Réunion spéciale du Comité contre le terrorisme avec les organisations internationales, régionales et sous-régionales sur " la coopération judiciaire et policière en matière de lutte contre le terrorisme en vertu de la Résolution n° 2322 du Conseil de sécurité (2016) et d’autres résolutions pertinentes du Conseil "

Apporter une réponse coordonnée au terrorisme

21 Juin 2017

Déclaration d’Andrew Gilmour, Sous-Secrétaire général aux droits de l’homme

New York, le 21 juin 2017

Excellences,

Merci de m’avoir invité à me joindre à vous dans cette démarche en vue d’apporter au terrorisme une réponse bien coordonnée et fondée sur l’État de droit. Ce genre de réunion des Nations Unies peut concrètement changer les choses, selon moi.

L’ampleur et la complexité du terrorisme ont considérablement évolué ces dernières années. La responsabilité des institutions policières et judiciaires dans la prévention des attentats terroristes et la poursuite de leurs auteurs est intimidante et la nécessité d’une coopération internationale efficace s’impose plus que jamais.

L’expérience de ces 15 dernières années a démontré à quel point le respect des droits de l’homme est indispensable à ces efforts. Tout en exécrant au plus haut point les crimes et la cruauté des terroristes, nous ne devons pas ignorer les graves violations commises par certains gouvernements dans la lutte contre le terrorisme. Au nombre de celles-ci, les pratiques les plus monstrueuses de l’après 11 septembre tels que le transfert de suspects dans des conditions irrégulières; l’utilisation de centres de détention secrets; l’extradition de suspects vers des pays où ils risquent d’être soumis à la torture; le recours à des techniques d’interrogatoire, supervisées par des psychologues, généralement considérées comme des actes de torture et décrites de manière inquiétante dans un article détaillé du New York Times consacré aux interrogatoires de la CIA, paru ce jour.
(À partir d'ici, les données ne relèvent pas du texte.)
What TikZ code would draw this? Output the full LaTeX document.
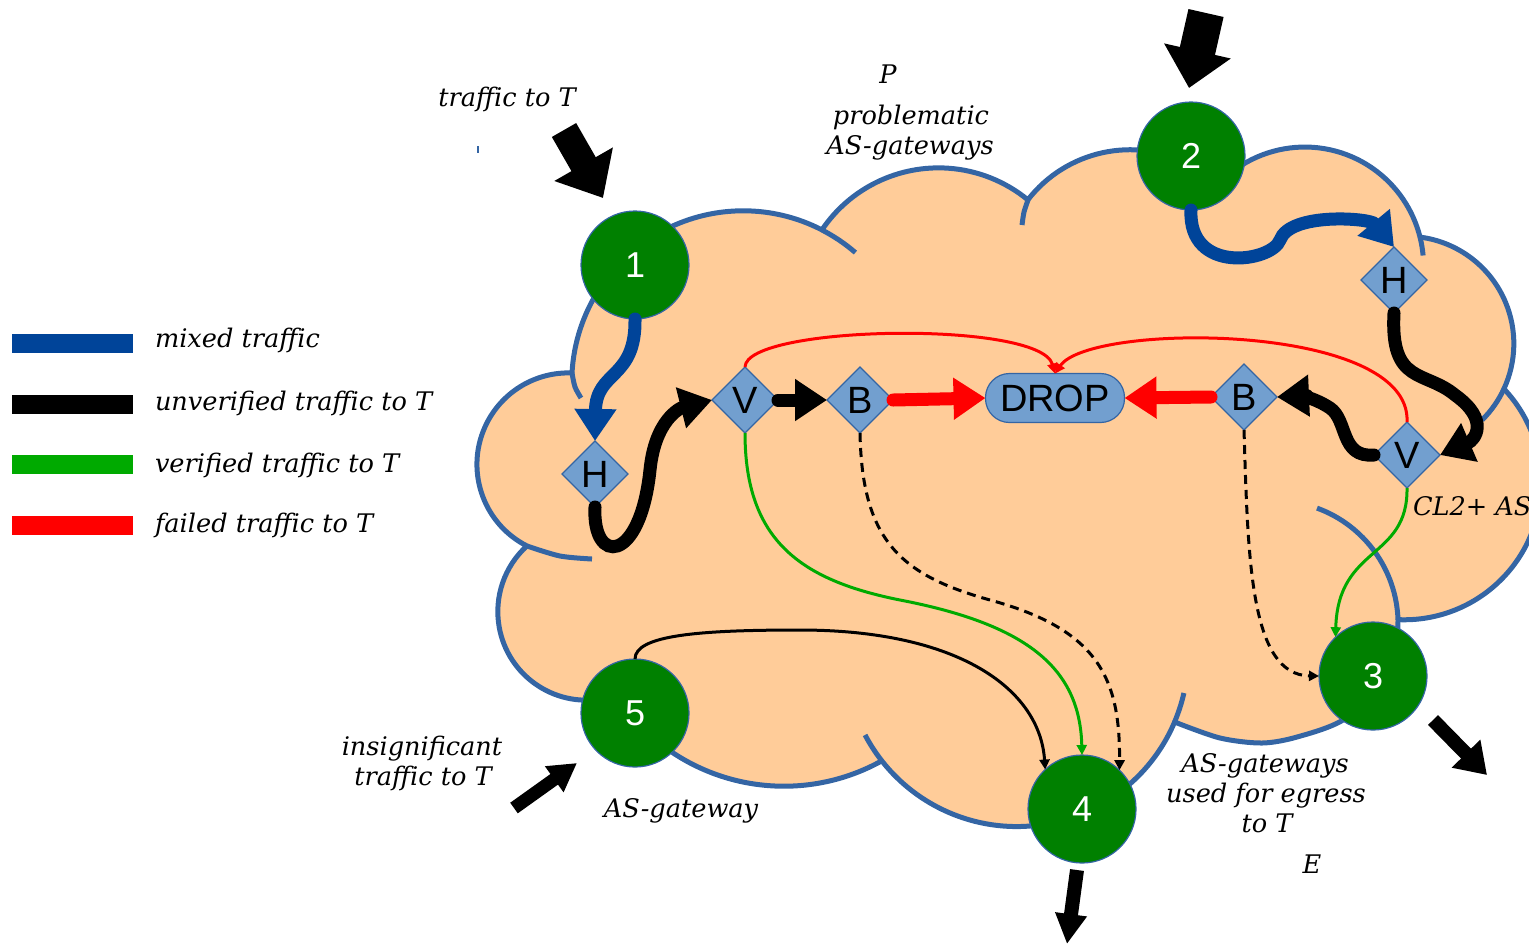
\documentclass[tikz,border=0pt]{standalone}
\usepackage{fontspec}
\setmainfont{DejaVu Serif}
\newfontfamily\labfont{Liberation Sans}
\usetikzlibrary{arrows.meta,shapes.geometric}
\definecolor{peach}{HTML}{FFCC99}
\definecolor{outl}{HTML}{3465A4}
\definecolor{diafill}{HTML}{729FCF}
\definecolor{gwgreen}{HTML}{008000}
\definecolor{mixcol}{HTML}{004499}
\definecolor{vercol}{HTML}{00AA00}
\definecolor{failcol}{HTML}{FF0000}
\tikzset{
  cloudline/.style={draw=outl, line width=2.5pt},
  dia/.style={diamond, aspect=1, fill=diafill, draw=outl, line width=0.6pt, minimum width=33pt, minimum height=33pt, inner sep=0pt, outer sep=0pt, font=\labfont\fontsize{19}{19}\selectfont},
  gw/.style={circle, fill=gwgreen, draw=outl, line width=0.6pt, minimum size=54pt, inner sep=0pt, outer sep=0pt, text=white, font=\labfont\fontsize{18}{18}\selectfont},
  dropbox/.style={rectangle, rounded corners=12pt, fill=diafill, draw=outl, line width=0.6pt, minimum width=69.5pt, minimum height=24.5pt, inner sep=0pt, outer sep=0pt, font=\labfont\fontsize{19}{19}\selectfont},
  lbl/.style={font=\itshape\fontsize{12.8}{14}\selectfont, inner sep=0pt, outer sep=0pt},
  fat/.style={line width=6.5pt, line cap=round, -{Triangle[length=16pt,width=20pt]}},
  slim/.style={line width=1.5pt, -{Triangle[length=5pt,width=5pt]}},
  dashline/.style={slim, black, dash pattern=on 4.5pt off 3pt},
  legbar/.style={line width=9.5pt},
}
\begin{document}
\begin{tikzpicture}[x=0.5pt,y=-0.5pt]
\useasboundingbox (0,0) rectangle (1529,944);

% cloud
\path[fill=peach, cloudline, line join=round]
  (572,373) arc[start angle=183.1, end angle=297.3, radius=171.5]
  arc[start angle=214, end angle=309.4, radius=140.7]
  arc[start angle=217.8, end angle=297.5, radius=129.5]
  -- (1207.4,197.7) arc[start angle=215, end angle=346, radius=118.8]
  arc[start angle=277.3, end angle=384.8, radius=107.5]
  arc[start angle=316.7, end angle=452.6, radius=137]
  -- plot[smooth] coordinates {(1398,620) (1390,680) (1343,720) (1297,737) (1262,743) (1220,738) (1174.6,722)}
  arc[start angle=23, end angle=141.9, radius=171.5]
  arc[start angle=60.9, end angle=130, radius=201.2]
  -- (601.8,698.8) arc[start angle=80, end angle=227.8, radius=88.6]
  arc[start angle=117, end angle=272.2, radius=91.5]
  -- cycle;
\draw[cloudline] plot[smooth] coordinates {(572,373) (575,387) (581,398)};
\draw[cloudline] (822,230) arc[start angle=297.3, end angle=310.8, radius=171.5];
\draw[cloudline] plot[smooth] coordinates {(1028,200) (1024,212) (1022,225)};
\draw[cloudline] (1420,237.1) arc[start angle=346, end angle=355, radius=118.8];
\draw[cloudline] (1504,388.7) arc[start angle=24.8, end angle=45.3, radius=107.5];
\draw[cloudline] (1398,620) arc[start angle=358.2, end angle=290, radius=123.2];
\draw[cloudline] (1183.9,693) arc[start angle=12.8, end angle=23, radius=171.5];
\draw[cloudline] (881.8,760.8) arc[start angle=141.9, end angle=152.2, radius=171.5];
\draw[cloudline] plot[smooth] coordinates {(527,546) (560,556) (592,559)};
\draw[outl, line width=1pt] (478,146) -- (478,153);

% legend
\draw[legbar, mixcol] (12,343.5) -- (133,343.5);
\draw[legbar, black] (12,404) -- (133,404);
\draw[legbar, vercol] (12,464.5) -- (133,464.5);
\draw[legbar, failcol] (12,525) -- (133,525);
\node[lbl, anchor=base west] (lg1) at (155,347) {mixed traffic};
\node[lbl, anchor=base west] (lg2) at (155,410) {unverified traffic to T};
\node[lbl, anchor=base west] (lg3) at (155,472) {verified traffic to T};
\node[lbl, anchor=base west] (lg4) at (155,532) {failed traffic to T};

% texts
\node[lbl, anchor=base] (tt1) at (507,106) {traffic to T};
\node[lbl, anchor=base] (tp) at (888,83) {P};
\node[lbl, anchor=base] (tp1) at (911,124) {problematic};
\node[lbl, anchor=base] (tp2) at (910,154) {AS-gateways};
\node[lbl, anchor=base west] (tcl) at (1413,515) {CL2+ AS};
\node[lbl, anchor=base] (ti1) at (422,755) {insignificant};
\node[lbl, anchor=base] (ti2) at (423,785) {traffic to T};
\node[lbl, anchor=base] (tag) at (681,817) {AS-gateway};
\node[lbl, anchor=base] (te1) at (1265,772) {AS-gateways};
\node[lbl, anchor=base] (te2) at (1266,802) {used for egress};
\node[lbl, anchor=base] (te3) at (1267,832) {to T};
\node[lbl, anchor=base] (tE) at (1312,873) {E};

% nodes
\node[gw] (n1) at (635,265) {1};
\node[gw] (n2) at (1191,156) {2};
\node[gw] (n3) at (1373,676) {3};
\node[gw] (n4) at (1082,809) {4};
\node[gw] (n5) at (635,713) {5};
\node[dia] (h1) at (595,474) {H};
\node[dia] (v1) at (745,400) {V};
\node[dia] (b1) at (860,400) {B};
\node[dropbox] (drop) at (1055,398) {DROP};
\node[dia] (b2) at (1244,397) {B};
\node[dia] (v2) at (1407,455) {V};
\node[dia] (h2) at (1394,280) {H};

% connectors
\draw[fat, mixcol] (n1.south) .. controls (636,380) and (596,370) .. (h1.north);
\draw[fat, mixcol] (n2.south) .. controls (1188,275) and (1272,262) .. (1280,240) .. controls (1290,212) and (1370,218) .. (h2.north);
\draw[fat, black] (h1.south) .. controls (592,565) and (640,565) .. (650,470) .. controls (655,420) and (680,408) .. (v1.west);
\draw[fat, black] (v1.east) -- (b1.west);
\draw[fat, black] (h2.south) .. controls (1390,385) and (1425,370) .. (1455,395) .. controls (1490,420) and (1475,440) .. (v2.east);
\draw[fat, black] (v2.west) .. controls (1340,458) and (1348,420) .. (1330,408) .. controls (1315,398) and (1300,396) .. (b2.east);
\draw[fat, failcol] (b1.east) -- (drop.west);
\draw[fat, failcol] (b2.west) -- (drop.east);
\draw[slim, failcol] (v1.north) .. controls (746,325) and (1040,320) .. (drop.north);
\draw[slim, failcol] (v2.north) .. controls (1412,322) and (1090,322) .. (drop.north);
\draw[slim, vercol] (v1.south) .. controls (745,540) and (800,580) .. (900,600) .. controls (1030,625) and (1080,670) .. (n4.north);
\draw[slim, vercol] (v2.south) .. controls (1408,560) and (1338,545) .. (n3.134);
\draw[slim, black] (n5.north) .. controls (635,635) and (700,630) .. (800,630) .. controls (960,630) and (1040,690) .. (n4.133);
\draw[dashline] (b1.south) .. controls (862,540) and (900,575) .. (990,600) .. controls (1100,630) and (1120,680) .. (n4.46);
\draw[dashline] (b2.south) .. controls (1248,560) and (1250,675) .. (n3.west);

% block arrows
\coordinate (a1s) at (564,130); \coordinate (a1e) at (603,198);
\coordinate (a2s) at (1206,13); \coordinate (a2e) at (1189,88);
\coordinate (a3s) at (1433,720); \coordinate (a3e) at (1487,775);
\coordinate (a4s) at (1077,870); \coordinate (a4e) at (1067,944);
\coordinate (a5s) at (514,808); \coordinate (a5e) at (577,763);
\draw[line width=14pt, -{Triangle[length=19.5pt,width=32.5pt]}] (a1s) -- (a1e);
\draw[line width=18pt, -{Triangle[length=19pt,width=33pt]}] (a2s) -- (a2e);
\draw[line width=7pt, -{Triangle[length=15pt,width=19pt]}] (a3s) -- (a3e);
\draw[line width=7pt, -{Triangle[length=15pt,width=15pt]}] (a4s) -- (a4e);
\draw[line width=6.5pt, -{Triangle[length=14pt,width=15pt]}] (a5s) -- (a5e);
\end{tikzpicture}
\end{document}
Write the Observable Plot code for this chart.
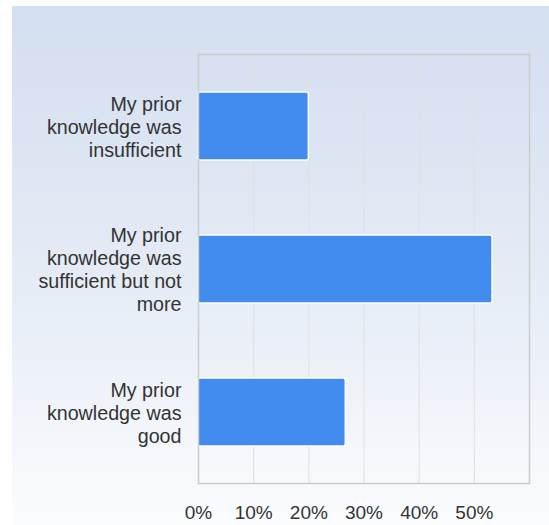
<!DOCTYPE html>
<html><head><meta charset="utf-8">
<script src="https://cdn.jsdelivr.net/npm/d3@7"></script>
<script src="https://cdn.jsdelivr.net/npm/@observablehq/plot@0.6"></script>
<style>
html,body{margin:0;padding:0;background:#fff;width:549px;height:525px;overflow:hidden;}
#bg{position:absolute;left:12px;top:6px;right:0;bottom:0;background:linear-gradient(to bottom,#d3def0 0%,#e4ebf5 50%,#fbfcfe 100%);}
#chart{position:absolute;left:0;top:0;}
</style></head>
<body><div id="bg"></div><div id="chart"></div>
<script>
const categories = [
  "My prior\nknowledge was\ninsufficient",
  "My prior\nknowledge was\nsufficient but not\nmore",
  "My prior\nknowledge was\ngood"
];
const shares = [0.20, 0.533, 0.267];
const xTicks = [0, 0.1, 0.2, 0.3, 0.4, 0.5];
const data = categories.map((c, i) => ({category: c, share: shares[i]}));

const chart = Plot.plot({
  width: 549, height: 525,
  marginLeft: 198, marginRight: 20, marginTop: 54, marginBottom: 42,
  style: {background: "transparent", fontFamily: "'Liberation Sans', Arial, sans-serif", fontSize: "19px", color: "#333"},
  x: {domain: [0, 0.6], ticks: xTicks, tickFormat: d3.format(".0%"), label: null},
  y: {domain: categories, paddingInner: 0.525, paddingOuter: 0.26, align: 0.5, label: null},
  marks: [
    Plot.gridX(xTicks, {stroke: "#e0e0e0", strokeOpacity: 1, strokeWidth: 1}),
    Plot.barX(data, {x: "share", y: "category", fill: "#428bef", stroke: "#ffffff", strokeWidth: 1.5, rx: 2}),
    Plot.frame({stroke: "#cccccc", strokeWidth: 1.5}),
    Plot.axisX({ticks: xTicks, tickFormat: d3.format(".0%"), tickSize: 0, tickPadding: 22, fontSize: 19, fill: "#333", label: null}),
    Plot.axisY({tickSize: 0, tickPadding: 17, fontSize: 19.7, lineHeight: 1.17, fill: "#333", textAnchor: "end", label: null})
  ]
});
document.getElementById("chart").appendChild(chart);
</script></body></html>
Nous ne devons jamais oublier – comme le font malheureusement trop de gouvernements – que la torture est complètement illégale, immorale et, chose étonnante, inefficace.  Comme maintes et maintes études l’ont démontré, c’est parce que les gens qui sont soumis à un tel traitement ne diront absolument rien – que ce soit vrai ou faux – pour mettre fin aux souffrances infernales qui leur sont infligées.  C’est pourquoi la glorification actuelle de la torture dans certains milieux haut placés est profondément inquiétante. 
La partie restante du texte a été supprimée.